Rockley Photonics plans to establish an Irish R&D centre at Tyndall National Institute, Cork, it has been announced. The centre will support Rockley’s growing global activities, in particular, its silicon photonics research programme. The announcement was made at a Science Foundation Ireland (SFI) event in Washington DC to celebrate and build scientific collaboration between Ireland and the United States as part of the St Patrick’s Day Festival.

Initially hire five highly skilled employees at R&D centre


The announcement, which is part of a three-year collaboration with the SFI-funded Irish Photonic Integration Centre (IPIC), based at Tyndall, represents a joint investment of €3.4 million by Rockley and the SFI to advance silicon photonics from the lab to market, addressing the growing demand for faster and more energy efficient data communications in data centres. Rockley intends to initially hire five highly skilled employees at its new R&D centre. With the extraordinary growth in internet traffic, combined with the non-stop demand for cloud-based services, data centres play a critical role in meeting the data explosion requirements. Integrated optical technologies that enable data centres to operate faster, more economically and at greater scalability are necessary for the industry to continue to satisfy the demands of the new digital economy.
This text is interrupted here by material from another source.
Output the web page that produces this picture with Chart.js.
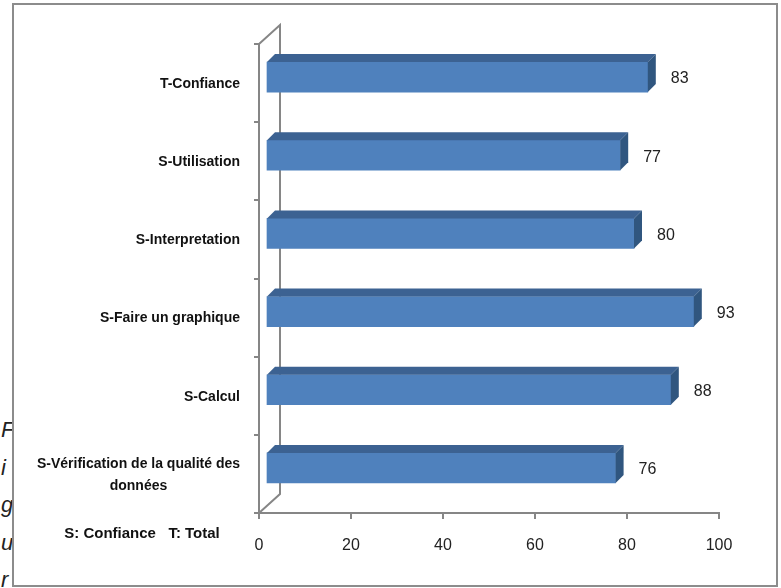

Jump to 400GB in the near future – creating a major increase in energy usage


Today’s market is shifting to transport rates of one-hundred gigabit per second (100GB), and this is expected to jump to 400GB in the near future – creating a major increase in energy usage as well as scalability issues unless new technologies, such as silicon photonics, are developed and deployed. Dr Andrew Rickman, founder, CEO, and chairman of Rockley Photonics, explained: “Our highly innovative silicon photonics technology is designed to address the optical I/O challenges facing next-generation data centres – allowing network architects to take advantage of new high-density, low-power connectivity solutions and explore new network topologies and equipment design. "This investment with the SFI Research Centre IPIC will enable us to combine our expertise and utilise Tyndall’s state-of-the-art facilities to develop groundbreaking early-stage technologies, which will not only have a huge impact on the future architecture design of large data centres, but will also improve the power and computational capacity of new consumer devices and provide robust sensing solutions in the autonomous vehicles and consumer device sectors as well as others.” IPIC director and head of photonics Tyndall, Prof Paul Townsend highlighted: “The investment will not only advance IPIC’s optical modulator and photonics integration technologies into products designed for volume production, but will also strongly position both IPIC and Rockley to take competitive advantage in the datacomms market which is expected to reach $6.4 billion by 2023.”